All of these writers understand that the left’s increasing numerical dominance of the academy has been a pyrrhic victory. John Stuart Mill explained it well in On Liberty:

“the only way in which a human being can make some approach to knowing the whole of a subject, is by hearing what can be said about it by persons of every variety of opinion, and studying all modes in which it can be looked at by every character of mind. No wise man ever acquired his wisdom in any mode but this; nor is it in the nature of human intellect to become wise in any other manner.”

When political orthodoxy suppresses dissent, it is the dominant group that loses the most. In fact, a 2005 New York Times article on Chief Justice John Roberts’ education noted that the left’s dominance at Harvard may have created stronger conservatives and less able progressives: “Conservatives at Harvard [Norquist said] learned to be ‘tougher than anyone else.’ Unlike students on the left, he said, they were constantly being challenged.”

So if you are a professor who is upset by the right’s recent electoral success – at multiple levels of government, and in many countries beyond the USA – then join Heterodox Academy. Add your voice to that of 300 colleagues who have pledged to welcome and support viewpoint diversity. Together we can improve the vitality of our universities, the quality of our research, and the readiness of the next generation to take up the challenges of democratic citizenship in a divided nation. In the long run, would that harm the left, or help it?
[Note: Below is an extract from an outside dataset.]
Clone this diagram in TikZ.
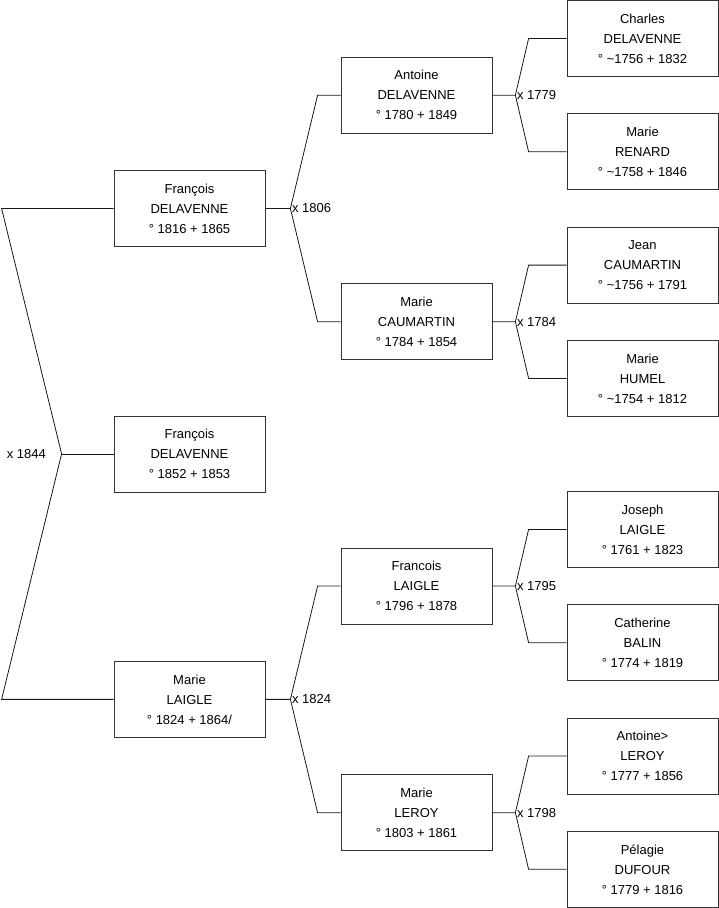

Post Script: The day after this essay was posted, Kristof’s column happened to return to this topic: The Dangers of Echo Chambers on Campus. Excerpt: “I share apprehensions about President-elect Trump, but I also fear the reaction was evidence of how insular universities have become… Already, the lack of ideological diversity on campuses is a disservice to the students and to liberalism itself, with liberalism collapsing on some campuses into self-parody…. Whatever our politics, inhabiting a bubble makes us more shrill.”